But they are going to be a great source of pleasure doing what they do...


For no apparent reason the barrels had one of the oil draining dowels fitted, which I then removed. I fit them to the cylinder head, and this allows a good fit to be ensured which discourages oil from running down the outside of the dowel and out the edge of the head gasket joint.

Lawdy.!

By way of xmas miracles, the head was finished a few days later, so I hotfooted to collect it. I am super grateful to Glen (Durie) my engine reconditioner as his shop is full to the gunwales with every kind of engine you can imagine, and at this time of year everyone wants theirs first.

I made a start straight away, which was to repair the threads on all the inlet manifold studs. They always show signs of battle as they can be buggers to get out, but I religiously take them off because the head will go into the cleaning bath, and I have previously found the thermal insulators can disintegrate which makes fine tuning impossible.

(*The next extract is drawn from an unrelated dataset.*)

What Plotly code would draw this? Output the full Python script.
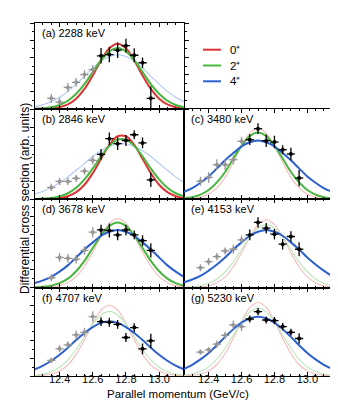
import plotly.graph_objects as go

# parallel momentum of the data bins (GeV/c)
p_data = [12.35, 12.40, 12.45, 12.50, 12.55, 12.60, 12.65,
          12.70, 12.75, 12.80, 12.85, 12.90, 12.95]
n_gray = 6  # first bins drawn in grey

# momentum grid of the calculated distributions
p_curve = [12.25, 12.30, 12.35, 12.40, 12.45, 12.50, 12.55, 12.60, 12.65, 12.70,
           12.75, 12.80, 12.85, 12.90, 12.95, 13.00, 13.05, 13.10, 13.15]

labels = ['(a) 2288 keV', '(b) 2846 keV', '(c) 3480 keV', '(d) 3678 keV',
          '(e) 4153 keV', '(f) 4707 keV', '(g) 5230 keV']
legend_names = ['0⁺', '2⁺', '4⁺']

# measured cross sections (arb. units) and errors
y_a = [0.124, 0.080, 0.251, 0.310, 0.400, 0.459, 0.618, 0.633, 0.684, 0.736, 0.625, 0.538, 0.124]
e_a = [0.05, 0.05, 0.05, 0.05, 0.05, 0.05, 0.09, 0.09, 0.09, 0.08, 0.08, 0.06, 0.14]
y_b = [0.129, 0.195, 0.195, 0.230, 0.310, 0.430, 0.495, 0.670, 0.615, 0.650, 0.714, 0.623, 0.212]
e_b = [0.04, 0.04, 0.04, 0.04, 0.04, 0.05, 0.06, 0.07, 0.07, 0.06, 0.05, 0.06, 0.08]
y_c = [0.197, 0.241, 0.381, 0.381, 0.437, 0.641, 0.659, 0.781, 0.648, 0.633, 0.548, 0.500, 0.233]
e_c = [0.05, 0.06, 0.06, 0.06, 0.05, 0.05, 0.06, 0.06, 0.07, 0.07, 0.05, 0.07, 0.09]
y_d = [0.110, 0.340, 0.330, 0.320, 0.420, 0.625, 0.650, 0.644, 0.594, 0.650, 0.594, 0.530, 0.420]
e_d = [0.04, 0.05, 0.05, 0.05, 0.05, 0.06, 0.06, 0.08, 0.06, 0.06, 0.05, 0.06, 0.08]
y_e = [0.224, 0.292, 0.349, 0.413, 0.432, 0.538, 0.594, 0.735, 0.670, 0.602, 0.489, 0.576, 0.432]
e_e = [0.04, 0.04, 0.04, 0.04, 0.05, 0.05, 0.06, 0.06, 0.06, 0.06, 0.06, 0.06, 0.08]
y_f = [0.176, 0.307, 0.352, 0.464, 0.494, 0.671, 0.615, 0.607, 0.584, 0.435, 0.547, 0.307, 0.397]
e_f = [0.03, 0.04, 0.04, 0.05, 0.05, 0.06, 0.05, 0.05, 0.05, 0.05, 0.05, 0.06, 0.08]
y_g = [0.270, 0.296, 0.360, 0.460, 0.576, 0.558, 0.644, 0.727, 0.633, 0.626, 0.558, 0.494, 0.424]
e_g = [0.03, 0.03, 0.04, 0.04, 0.05, 0.05, 0.04, 0.04, 0.04, 0.04, 0.04, 0.04, 0.06]

# calculated distributions for 0+, 2+, 4+
l0_a = [0, .002, .007, .02, .053, .12, .233, .39, .565, .707, .76, .707, .565, .39, .233, .12, .053, .02, .007]
l2_a = [.003, .008, .02, .047, .096, .178, .29, .43, .568, .67, .71, .67, .568, .43, .29, .178, .096, .047, .02]
l4_a = [.028, .05, .085, .136, .205, .289, .382, .476, .556, .61, .63, .61, .556, .476, .382, .289, .205, .136, .085]

l0_b = [0, .001, .004, .011, .031, .076, .158, .287, .447, .601, .697, .697, .601, .447, .287, .158, .076, .031, .011]
l2_b = [.001, .005, .012, .029, .064, .125, .218, .339, .474, .59, .66, .66, .59, .474, .339, .218, .125, .064, .029]
l4_b = [.056, .087, .129, .181, .246, .319, .396, .472, .537, .585, .612, .612, .585, .537, .472, .396, .319, .246, .181]

l0_c = [.002, .007, .02, .055, .124, .24, .41, .59, .73, .79, .73, .59, .41, .24, .124, .055, .02, .007, .002]
l2_c = [.008, .021, .049, .10, .185, .30, .45, .59, .70, .74, .70, .59, .45, .30, .185, .10, .049, .021, .008]
l4_c = [.08, .12, .18, .25, .34, .43, .51, .585, .63, .65, .63, .585, .51, .43, .34, .25, .18, .12, .08]

l0_d = [0, .002, .007, .021, .055, .122, .24, .40, .58, .725, .78, .725, .58, .40, .24, .122, .055, .021, .007]
l2_d = [.003, .008, .021, .049, .10, .184, .30, .446, .588, .695, .735, .695, .588, .446, .30, .184, .10, .049, .021]
l4_d = [.05, .08, .12, .18, .25, .34, .43, .51, .585, .63, .65, .63, .585, .51, .43, .34, .25, .18, .12]

l0_e = [0, .002, .007, .02, .054, .12, .234, .393, .57, .71, .765, .71, .57, .393, .234, .12, .054, .02, .007]
l2_e = [.003, .008, .02, .047, .096, .178, .29, .43, .57, .67, .71, .67, .57, .43, .29, .178, .096, .047, .02]
l4_e = [.06, .09, .13, .19, .26, .34, .43, .51, .585, .63, .65, .63, .585, .51, .43, .34, .26, .19, .13]

l0_f = [.002, .007, .022, .056, .126, .245, .41, .595, .745, .80, .745, .595, .41, .245, .126, .056, .022, .007, .002]
l2_f = [.008, .021, .048, .099, .183, .30, .443, .584, .69, .73, .69, .584, .443, .30, .183, .099, .048, .021, .008]
l4_f = [.074, .117, .172, .24, .32, .406, .486, .553, .60, .615, .60, .553, .486, .406, .32, .24, .172, .117, .074]

l0_g = [.002, .007, .022, .058, .13, .254, .427, .618, .772, .83, .772, .618, .427, .254, .13, .058, .022, .007, .002]
l2_g = [.008, .022, .05, .103, .191, .314, .464, .612, .724, .765, .724, .612, .464, .314, .191, .103, .05, .022, .008]
l4_g = [.08, .127, .188, .261, .348, .442, .529, .603, .653, .67, .653, .603, .529, .442, .348, .261, .188, .127, .08]

RED, GREEN, BLUE = 'rgb(218,52,52)', 'rgb(72,182,62)', 'rgb(44,96,206)'
RED_L, GREEN_L, BLUE_L = 'rgb(244,188,188)', 'rgb(190,232,186)', 'rgb(176,200,242)'
GREY = 'rgb(150,150,150)'
FONT = 'Liberation Sans, Arial, sans-serif'

# panel: data, errors, curves, (bold flags 0+,2+,4+), row, col
panels = [
    (y_a, e_a, l0_a, l2_a, l4_a, (True, True, False), 0, 0),
    (y_b, e_b, l0_b, l2_b, l4_b, (True, True, False), 1, 0),
    (y_c, e_c, l0_c, l2_c, l4_c, (False, True, True), 1, 1),
    (y_d, e_d, l0_d, l2_d, l4_d, (False, True, True), 2, 0),
    (y_e, e_e, l0_e, l2_e, l4_e, (False, False, True), 2, 1),
    (y_f, e_f, l0_f, l2_f, l4_f, (False, False, True), 3, 0),
    (y_g, e_g, l0_g, l2_g, l4_g, (False, False, True), 3, 1),
]

W, H = 338, 400
col_px = [(26.7, 176), (176, 324)]
row_px = [(15, 101), (101, 191), (191, 279.5), (279.5, 368)]

fig = go.Figure()

for i, (yv, ev, c0, c2, c4, bold, row, col) in enumerate(panels):
    n = i + 1
    xa, ya = ('x', 'y') if n == 1 else ('x%d' % n, 'y%d' % n)

    curves = [(c0, RED, RED_L, bold[0]), (c2, GREEN, GREEN_L, bold[1]), (c4, BLUE, BLUE_L, bold[2])]
    # faint ones first, bold ones on top
    for cv, cb, cl, b in sorted(curves, key=lambda t: t[3]):
        fig.add_trace(go.Scatter(x=p_curve, y=cv, mode='lines', xaxis=xa, yaxis=ya,
                                 line=dict(color=cb if b else cl, width=2 if b else 1.1, shape='spline'),
                                 showlegend=False, hoverinfo='skip'))

    for sl, colr in ((slice(0, n_gray), GREY), (slice(n_gray, None), 'black')):
        fig.add_trace(go.Scatter(
            x=p_data[sl], y=yv[sl], mode='markers', xaxis=xa, yaxis=ya,
            marker=dict(color=colr, size=4),
            error_x=dict(type='constant', value=0.025, width=0, thickness=1.3, color=colr),
            error_y=dict(type='data', array=ev[sl], width=0, thickness=1.3, color=colr),
            showlegend=False))

    x0, x1 = col_px[col]
    t0, t1 = row_px[row]
    xd = [x0 / W, x1 / W]
    yd = [1 - t1 / H, 1 - t0 / H]
    bottom = row == 3
    fig.layout['xaxis' if n == 1 else 'xaxis%d' % n] = dict(
        domain=xd, anchor=ya, range=[12.25, 13.15], tick0=12.4, dtick=0.2, tickformat='.1f',
        showticklabels=bottom, ticks='inside', ticklen=4, tickwidth=1, tickcolor='black',
        ticklabelstandoff=-7,
        minor=dict(dtick=0.05, tick0=12.25, ticks='inside', ticklen=2, tickcolor='black'),
        showline=True, linecolor='black', linewidth=1, mirror='ticks',
        showgrid=False, zeroline=False,
        tickfont=dict(family=FONT, size=11, color='black'))
    fig.layout['yaxis' if n == 1 else 'yaxis%d' % n] = dict(
        domain=yd, anchor=xa, range=[0, 1], tick0=0, dtick=0.2,
        side='left' if col == 0 else 'right',
        showticklabels=False, ticks='outside', ticklen=4, tickcolor='black',
        minor=dict(dtick=0.1, ticks='outside', ticklen=2, tickcolor='black'),
        showline=True, linecolor='black', linewidth=1,
        mirror='ticks' if n == 1 else True,
        showgrid=False, zeroline=False)

    fig.add_annotation(text=labels[i], xref=xa + ' domain', yref=ya + ' domain',
                       x=0.035, y=1 - 10 / (t1 - t0), xanchor='left', yanchor='middle',
                       showarrow=False, font=dict(family=FONT, size=11, color='black'))

# legend drawn in the empty top-right cell
for k, (name, colr) in enumerate(zip(legend_names, (RED, GREEN, BLUE))):
    yk = 1 - (41.7 + 15.8 * k) / H
    fig.add_shape(type='line', xref='paper', yref='paper', x0=195 / W, x1=213 / W, y0=yk, y1=yk,
                  line=dict(color=colr, width=2))
    fig.add_annotation(text=name, xref='paper', yref='paper', x=220 / W, y=yk,
                       xanchor='left', yanchor='middle', showarrow=False,
                       font=dict(family=FONT, size=11.5, color='black'))

fig.add_annotation(text='Differential cross section (arb. units)', xref='paper', yref='paper',
                   x=8 / W, y=1 - 191 / H, textangle=-90, showarrow=False,
                   font=dict(family=FONT, size=12, color='black'))
fig.add_annotation(text='Parallel momentum (GeV/c)', xref='paper', yref='paper',
                   x=170 / W, y=1 - 393.5 / H, showarrow=False,
                   font=dict(family=FONT, size=11.5, color='black'))

fig.update_layout(
    width=W, height=H, margin=dict(l=0, r=0, t=0, b=0),
    paper_bgcolor='white', plot_bgcolor='white',
    showlegend=False,
)

fig.write_html('out.html')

If you don't clean these up it will never go together happy.


Job done and no complaints anywhere. Aligned the flats on the nuts to encourage the inlet rubbers to go all the way.

Easy to see the nicely polished up valve stems and backs of the heads in there...


We did not surface the head at all, it did not need it, and it is too easy to lose too much, even with the best intentions.

The head got a set of special new guides, made by Kibblewhite from a tougher version of the normal material. A triple owner in Switzerland had a batch specially made, and they are intended to be the only guides you will ever need. The valves were fortunate enough to be fit for a second innings and look great, but they are as low in the seats as you would allow them to be.

Nice job.


We had two head gaskets to choose from, one being a used unit that came with the bike. I preferred the look of the one that just came off - on the left - and you can see it has been leaking combustion gases between the nearest two bores.

The two centre pillar studs on the exhaust side had both pulled their threads in the old barrels, so the gasket had been leaking for a while I would say. The gasket will be annealed to soften it up, and the quenching process often cleans the copper quite well, but I will take care of that when it comes back from my handy mate with the gas bottle.


So - the next prep is getting ready for the 'big op'. Fitting the barrels is one of those jobs that needs to not be rushed, and I take some care to ensure I am not disturbed in the middle of it. I have some wire handy for supporting the barrels below the upper frame tube, but mostly it is all a hands-on job.

Base gasket in place, pistons on rods and circlips fitted, assembly lube on the cam follower faces, we are ready for lift-on.


My process is to fit the centre piston first, then the right side - which is partly obscured by the top of the timing chest, so you don't leave it til last - and the left side last, which makes the most of its easiest access for when the gap is smallest to work in. You have to rotate the engine backwards to achieve it in this order, which I do by rotating the rear wheel in top gear.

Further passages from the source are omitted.